Juve seem to lack confidence in Europe and sometimes we only start to play our football after we concede and have our backs up against the wall. If we can keep our concentration and get rid of our inferiority complex, I think we can make it to the quarter finals at least which would be an improvement.

Q – Atlético have an old adversary of Juve’s in Alessio Cerci­, although we haven’t seen much of him so far in red and white. Could you shed any light on him for us?

Cerci can be a frustrating player at the best of times, but a very talented one as well. He can play as a second striker but has predominantly featured as a winger at all the clubs he’s played for, most notably his last two standout seasons with Torino. He seems to play his best football when he’s on the right wing and given the chance to cut in and shoot on his favoured left; He reminds me little of Arjen Robben in that sense.

He’s a great penalty taker and has a lot of pace but he always struck me a player that needs the fans on his side. He had a falling out with the Fiorentina tifosi which made his last season there unbearable until he finally patched things up. If he does start to feature regularly he’ll need the supporters behind him to show the very best of what he can offer.

Q – If you could sign one player from Atleti who would it be?

Antoine Griezmann looks like one for the future and his talent is there for all to see, but i’d have to go with Mario Mandzukic; A brilliant striker who Juventus should have gone all out to sign when we had the chance. He reminds me a great deal of a David Trezeguet, a player that we never managed to replace in the years since his departure.

Mandzukic has surprising pace, superb vision and great control but most of all, he can finish chances just like Trezeguet used to; a touch to bring the ball under control and another to put it past the keeper. He’s utterly clinical and so composed in the penalty area while holding up the play so well and having such precision in his first touch. He looks to be another in the long line of star strikers to have played for Atletico.

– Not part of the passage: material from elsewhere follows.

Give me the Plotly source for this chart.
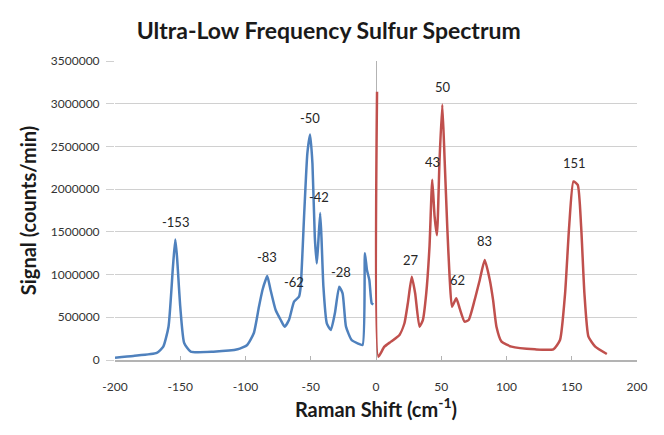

Q – Finally, care to give us a prediction for the match?

It’s a really tough one to call but I’ve seen Juve grind out results when they really need them. I think I’d go for a slender 2-1 to Juve.


You can see for yourself how we get on against Juventus, with the game tomorrow night at 20:45 CEST.

  • Urban

    Nice interview, I see that the cooperation within the FC is bearing its first fruits. No journalist will ever have as thorough knowledge as a fan.

    And I think we could settle on the proposed result.

  • Very nice interview, guys. Enjoyed reading it. Thanks for this kind of things.